DIRECTIONS: Transcribe the material exactly. Images do not belong in the copy.

DATA SHOWN:

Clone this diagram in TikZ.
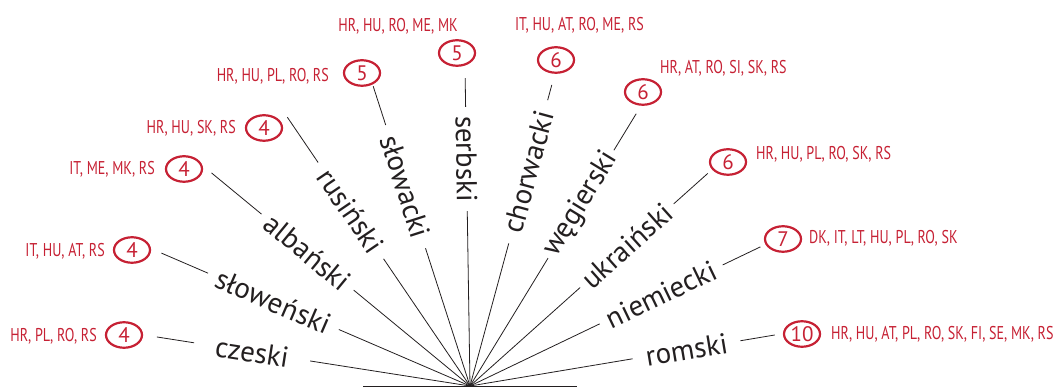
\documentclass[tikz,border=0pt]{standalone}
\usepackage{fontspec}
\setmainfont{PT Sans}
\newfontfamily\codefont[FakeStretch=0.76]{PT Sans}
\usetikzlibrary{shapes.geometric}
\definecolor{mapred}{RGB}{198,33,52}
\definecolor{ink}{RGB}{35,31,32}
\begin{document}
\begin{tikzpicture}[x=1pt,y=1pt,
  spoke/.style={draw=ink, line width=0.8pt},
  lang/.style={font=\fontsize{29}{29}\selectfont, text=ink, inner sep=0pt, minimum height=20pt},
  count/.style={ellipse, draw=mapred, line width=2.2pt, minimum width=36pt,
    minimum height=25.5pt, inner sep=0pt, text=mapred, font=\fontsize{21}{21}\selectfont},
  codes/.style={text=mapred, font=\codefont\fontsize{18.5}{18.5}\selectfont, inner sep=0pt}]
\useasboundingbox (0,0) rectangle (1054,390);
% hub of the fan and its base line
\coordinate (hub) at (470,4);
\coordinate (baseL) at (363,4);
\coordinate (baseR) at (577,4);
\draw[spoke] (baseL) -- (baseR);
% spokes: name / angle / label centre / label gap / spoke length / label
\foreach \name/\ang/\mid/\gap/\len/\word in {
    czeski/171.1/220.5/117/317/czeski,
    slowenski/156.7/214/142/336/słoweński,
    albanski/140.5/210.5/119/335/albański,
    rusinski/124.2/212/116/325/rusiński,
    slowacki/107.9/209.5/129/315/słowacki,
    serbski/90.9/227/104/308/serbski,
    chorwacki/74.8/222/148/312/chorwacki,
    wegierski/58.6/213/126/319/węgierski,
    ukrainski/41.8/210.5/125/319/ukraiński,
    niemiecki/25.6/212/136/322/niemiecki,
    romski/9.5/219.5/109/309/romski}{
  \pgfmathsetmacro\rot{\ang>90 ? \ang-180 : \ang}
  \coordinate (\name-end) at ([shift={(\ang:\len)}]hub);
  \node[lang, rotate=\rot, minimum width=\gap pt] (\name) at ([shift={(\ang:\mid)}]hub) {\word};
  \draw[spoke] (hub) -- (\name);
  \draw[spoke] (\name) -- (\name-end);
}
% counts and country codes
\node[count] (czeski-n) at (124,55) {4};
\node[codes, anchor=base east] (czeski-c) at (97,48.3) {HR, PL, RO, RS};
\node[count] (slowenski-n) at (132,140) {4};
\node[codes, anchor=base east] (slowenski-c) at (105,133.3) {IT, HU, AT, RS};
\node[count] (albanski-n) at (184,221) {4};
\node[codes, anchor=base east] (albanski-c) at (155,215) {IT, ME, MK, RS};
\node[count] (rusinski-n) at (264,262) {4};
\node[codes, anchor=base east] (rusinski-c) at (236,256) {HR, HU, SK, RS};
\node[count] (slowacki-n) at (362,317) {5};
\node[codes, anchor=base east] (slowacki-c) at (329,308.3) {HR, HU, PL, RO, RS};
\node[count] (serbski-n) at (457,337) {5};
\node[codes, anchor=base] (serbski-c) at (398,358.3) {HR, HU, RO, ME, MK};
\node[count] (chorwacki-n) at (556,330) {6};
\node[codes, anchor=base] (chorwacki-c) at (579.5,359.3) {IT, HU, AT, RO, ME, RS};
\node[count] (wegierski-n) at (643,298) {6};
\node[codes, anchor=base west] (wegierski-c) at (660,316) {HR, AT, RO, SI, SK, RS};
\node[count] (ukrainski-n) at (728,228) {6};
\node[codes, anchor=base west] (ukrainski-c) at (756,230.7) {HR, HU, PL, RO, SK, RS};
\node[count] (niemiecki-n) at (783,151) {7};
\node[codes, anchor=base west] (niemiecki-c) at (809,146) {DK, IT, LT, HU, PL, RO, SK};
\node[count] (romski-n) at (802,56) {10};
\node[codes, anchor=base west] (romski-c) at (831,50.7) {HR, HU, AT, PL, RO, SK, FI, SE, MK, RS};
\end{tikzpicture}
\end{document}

CORRECT RESPONSE:
Clone this diagram in TikZ.
\documentclass[tikz,border=0pt]{standalone}
\usepackage{fontspec}
\setmainfont{PT Sans}
\newfontfamily\codefont[FakeStretch=0.76]{PT Sans}
\usetikzlibrary{shapes.geometric}
\definecolor{mapred}{RGB}{198,33,52}
\definecolor{ink}{RGB}{35,31,32}
\begin{document}
\begin{tikzpicture}[x=1pt,y=1pt,
  spoke/.style={draw=ink, line width=0.8pt},
  lang/.style={font=\fontsize{29}{29}\selectfont, text=ink, inner sep=0pt, minimum height=20pt},
  count/.style={ellipse, draw=mapred, line width=2.2pt, minimum width=36pt,
    minimum height=25.5pt, inner sep=0pt, text=mapred, font=\fontsize{21}{21}\selectfont},
  codes/.style={text=mapred, font=\codefont\fontsize{18.5}{18.5}\selectfont, inner sep=0pt}]
\useasboundingbox (0,0) rectangle (1054,390);
% hub of the fan and its base line
\coordinate (hub) at (470,4);
\coordinate (baseL) at (363,4);
\coordinate (baseR) at (577,4);
\draw[spoke] (baseL) -- (baseR);
% spokes: name / angle / label centre / label gap / spoke length / label
\foreach \name/\ang/\mid/\gap/\len/\word in {
    czeski/171.1/220.5/117/317/czeski,
    slowenski/156.7/214/142/336/słoweński,
    albanski/140.5/210.5/119/335/albański,
    rusinski/124.2/212/116/325/rusiński,
    slowacki/107.9/209.5/129/315/słowacki,
    serbski/90.9/227/104/308/serbski,
    chorwacki/74.8/222/148/312/chorwacki,
    wegierski/58.6/213/126/319/węgierski,
    ukrainski/41.8/210.5/125/319/ukraiński,
    niemiecki/25.6/212/136/322/niemiecki,
    romski/9.5/219.5/109/309/romski}{
  \pgfmathsetmacro\rot{\ang>90 ? \ang-180 : \ang}
  \coordinate (\name-end) at ([shift={(\ang:\len)}]hub);
  \node[lang, rotate=\rot, minimum width=\gap pt] (\name) at ([shift={(\ang:\mid)}]hub) {\word};
  \draw[spoke] (hub) -- (\name);
  \draw[spoke] (\name) -- (\name-end);
}
% counts and country codes
\node[count] (czeski-n) at (124,55) {4};
\node[codes, anchor=base east] (czeski-c) at (97,48.3) {HR, PL, RO, RS};
\node[count] (slowenski-n) at (132,140) {4};
\node[codes, anchor=base east] (slowenski-c) at (105,133.3) {IT, HU, AT, RS};
\node[count] (albanski-n) at (184,221) {4};
\node[codes, anchor=base east] (albanski-c) at (155,215) {IT, ME, MK, RS};
\node[count] (rusinski-n) at (264,262) {4};
\node[codes, anchor=base east] (rusinski-c) at (236,256) {HR, HU, SK, RS};
\node[count] (slowacki-n) at (362,317) {5};
\node[codes, anchor=base east] (slowacki-c) at (329,308.3) {HR, HU, PL, RO, RS};
\node[count] (serbski-n) at (457,337) {5};
\node[codes, anchor=base] (serbski-c) at (398,358.3) {HR, HU, RO, ME, MK};
\node[count] (chorwacki-n) at (556,330) {6};
\node[codes, anchor=base] (chorwacki-c) at (579.5,359.3) {IT, HU, AT, RO, ME, RS};
\node[count] (wegierski-n) at (643,298) {6};
\node[codes, anchor=base west] (wegierski-c) at (660,316) {HR, AT, RO, SI, SK, RS};
\node[count] (ukrainski-n) at (728,228) {6};
\node[codes, anchor=base west] (ukrainski-c) at (756,230.7) {HR, HU, PL, RO, SK, RS};
\node[count] (niemiecki-n) at (783,151) {7};
\node[codes, anchor=base west] (niemiecki-c) at (809,146) {DK, IT, LT, HU, PL, RO, SK};
\node[count] (romski-n) at (802,56) {10};
\node[codes, anchor=base west] (romski-c) at (831,50.7) {HR, HU, AT, PL, RO, SK, FI, SE, MK, RS};
\end{tikzpicture}
\end{document}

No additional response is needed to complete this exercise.